**What the task asks**:
Search the material for the word "this" and copy each line that holds it.
-- Begin Given entries --
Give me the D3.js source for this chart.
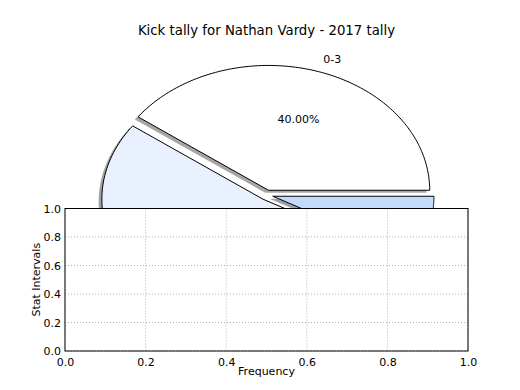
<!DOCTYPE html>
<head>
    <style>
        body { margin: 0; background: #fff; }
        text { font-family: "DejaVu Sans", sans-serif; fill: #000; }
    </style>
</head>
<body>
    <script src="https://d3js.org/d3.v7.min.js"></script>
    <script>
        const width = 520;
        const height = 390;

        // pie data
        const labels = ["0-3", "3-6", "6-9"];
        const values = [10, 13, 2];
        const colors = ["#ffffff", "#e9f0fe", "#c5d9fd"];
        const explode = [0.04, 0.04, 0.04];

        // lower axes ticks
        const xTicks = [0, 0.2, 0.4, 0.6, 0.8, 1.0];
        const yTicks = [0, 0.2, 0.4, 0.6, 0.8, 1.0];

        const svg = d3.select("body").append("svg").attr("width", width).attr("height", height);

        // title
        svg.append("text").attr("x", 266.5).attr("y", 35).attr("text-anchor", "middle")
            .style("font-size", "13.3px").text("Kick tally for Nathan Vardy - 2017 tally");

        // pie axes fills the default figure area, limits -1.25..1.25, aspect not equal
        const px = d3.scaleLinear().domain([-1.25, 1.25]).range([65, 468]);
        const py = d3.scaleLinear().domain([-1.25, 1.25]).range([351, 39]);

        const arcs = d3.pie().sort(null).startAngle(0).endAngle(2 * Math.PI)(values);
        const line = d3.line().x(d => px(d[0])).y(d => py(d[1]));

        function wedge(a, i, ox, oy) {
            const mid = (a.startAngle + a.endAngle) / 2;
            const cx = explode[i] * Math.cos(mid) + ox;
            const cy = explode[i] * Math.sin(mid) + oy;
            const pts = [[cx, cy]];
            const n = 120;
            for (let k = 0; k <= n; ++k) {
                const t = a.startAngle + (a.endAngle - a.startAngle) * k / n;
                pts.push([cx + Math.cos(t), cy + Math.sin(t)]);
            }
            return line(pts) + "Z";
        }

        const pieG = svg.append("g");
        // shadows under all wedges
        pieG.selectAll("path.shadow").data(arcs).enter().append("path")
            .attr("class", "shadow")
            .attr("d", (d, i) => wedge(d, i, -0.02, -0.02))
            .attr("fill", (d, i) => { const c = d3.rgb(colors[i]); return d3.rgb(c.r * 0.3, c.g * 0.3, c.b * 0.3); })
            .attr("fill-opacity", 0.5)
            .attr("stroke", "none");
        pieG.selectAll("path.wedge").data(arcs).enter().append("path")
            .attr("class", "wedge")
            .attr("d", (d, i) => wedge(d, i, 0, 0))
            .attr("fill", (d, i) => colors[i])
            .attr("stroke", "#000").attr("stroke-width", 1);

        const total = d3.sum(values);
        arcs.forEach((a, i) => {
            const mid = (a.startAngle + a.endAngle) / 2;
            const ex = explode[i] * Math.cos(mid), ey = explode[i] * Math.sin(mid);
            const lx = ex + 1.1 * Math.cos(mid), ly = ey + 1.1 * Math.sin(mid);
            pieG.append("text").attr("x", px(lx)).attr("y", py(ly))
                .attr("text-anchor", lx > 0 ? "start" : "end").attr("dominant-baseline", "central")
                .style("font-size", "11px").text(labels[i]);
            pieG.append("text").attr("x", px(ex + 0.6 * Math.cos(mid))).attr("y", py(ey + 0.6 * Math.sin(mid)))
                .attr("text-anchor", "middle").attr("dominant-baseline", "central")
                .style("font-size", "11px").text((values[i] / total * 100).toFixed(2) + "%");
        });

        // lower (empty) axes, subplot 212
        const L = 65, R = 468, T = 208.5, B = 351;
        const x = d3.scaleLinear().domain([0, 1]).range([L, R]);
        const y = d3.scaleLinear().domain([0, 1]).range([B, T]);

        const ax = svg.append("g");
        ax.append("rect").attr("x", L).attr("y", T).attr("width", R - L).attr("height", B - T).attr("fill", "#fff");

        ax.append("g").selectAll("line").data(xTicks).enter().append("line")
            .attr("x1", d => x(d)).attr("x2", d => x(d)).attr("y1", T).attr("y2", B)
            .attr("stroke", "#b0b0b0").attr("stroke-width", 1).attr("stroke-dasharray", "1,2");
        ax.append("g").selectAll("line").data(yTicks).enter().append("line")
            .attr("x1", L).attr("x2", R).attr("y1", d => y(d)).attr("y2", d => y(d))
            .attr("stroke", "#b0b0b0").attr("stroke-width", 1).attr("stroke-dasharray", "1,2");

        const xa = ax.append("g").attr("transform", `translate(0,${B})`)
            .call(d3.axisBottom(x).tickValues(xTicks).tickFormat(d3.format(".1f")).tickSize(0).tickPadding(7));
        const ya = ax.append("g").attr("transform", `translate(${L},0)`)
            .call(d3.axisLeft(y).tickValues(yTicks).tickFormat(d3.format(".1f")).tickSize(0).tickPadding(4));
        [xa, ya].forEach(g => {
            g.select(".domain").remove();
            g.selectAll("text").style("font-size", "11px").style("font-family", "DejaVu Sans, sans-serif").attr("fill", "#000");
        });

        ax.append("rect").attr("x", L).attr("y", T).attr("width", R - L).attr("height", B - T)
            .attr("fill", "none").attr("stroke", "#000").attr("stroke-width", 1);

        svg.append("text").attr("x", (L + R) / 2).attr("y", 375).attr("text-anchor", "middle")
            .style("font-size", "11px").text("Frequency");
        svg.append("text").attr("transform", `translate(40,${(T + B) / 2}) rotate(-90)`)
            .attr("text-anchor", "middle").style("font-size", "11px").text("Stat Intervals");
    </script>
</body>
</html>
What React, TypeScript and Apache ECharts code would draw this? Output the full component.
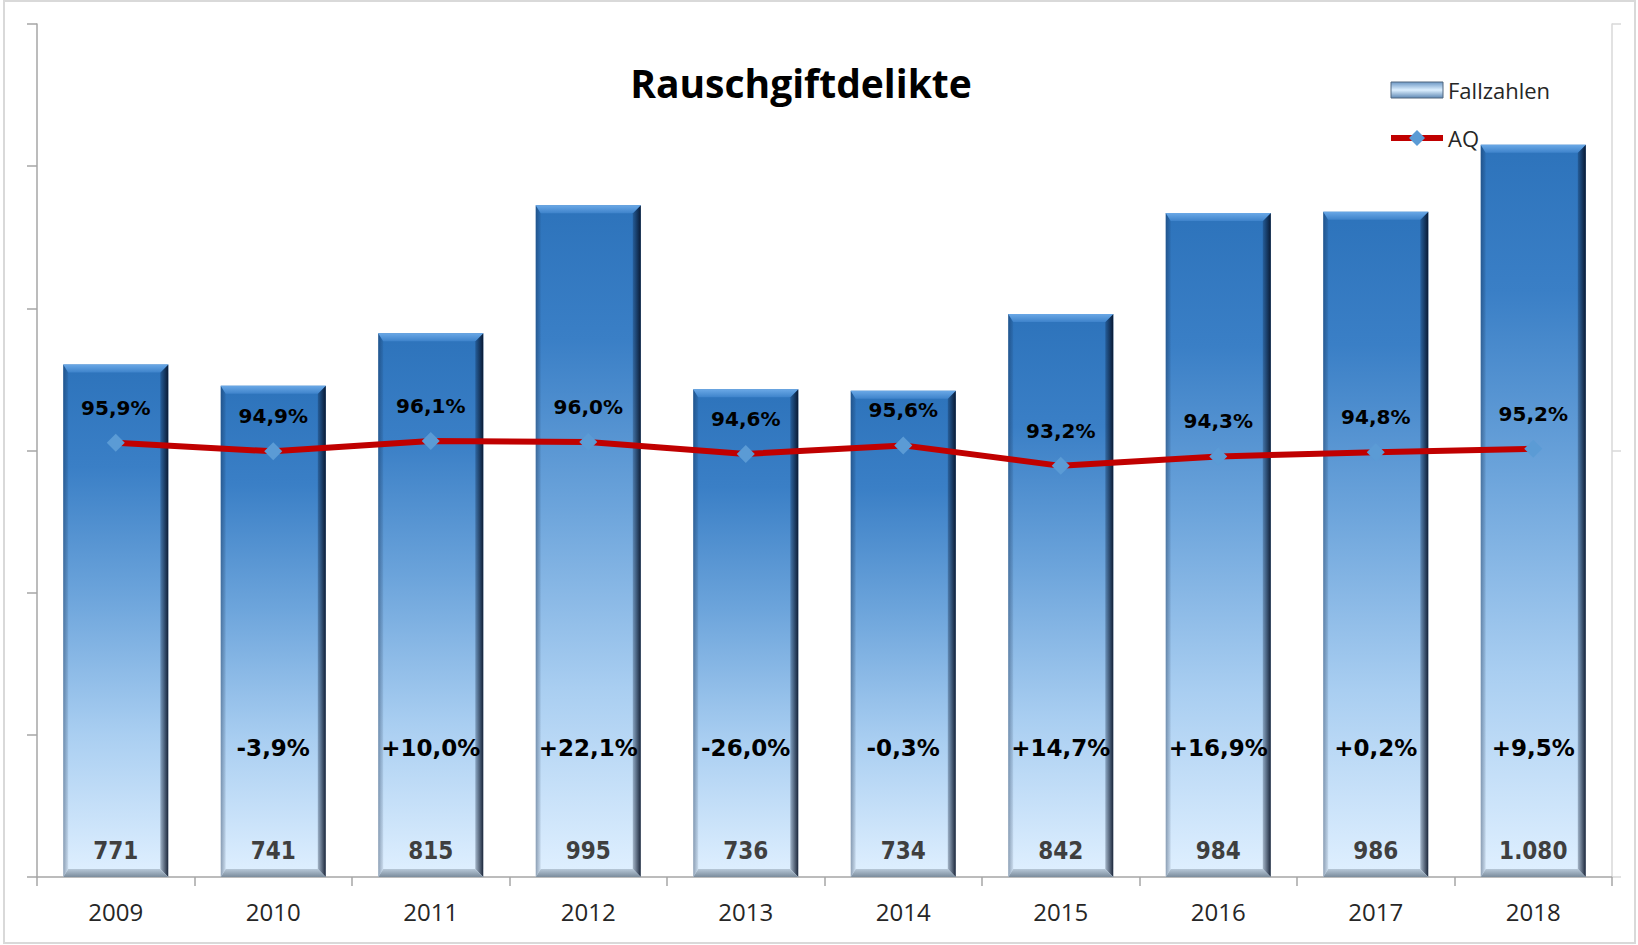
-- End Given entries --
**Solved problem**:
Give me the D3.js source for this chart.
What React, TypeScript and Apache ECharts code would draw this? Output the full component.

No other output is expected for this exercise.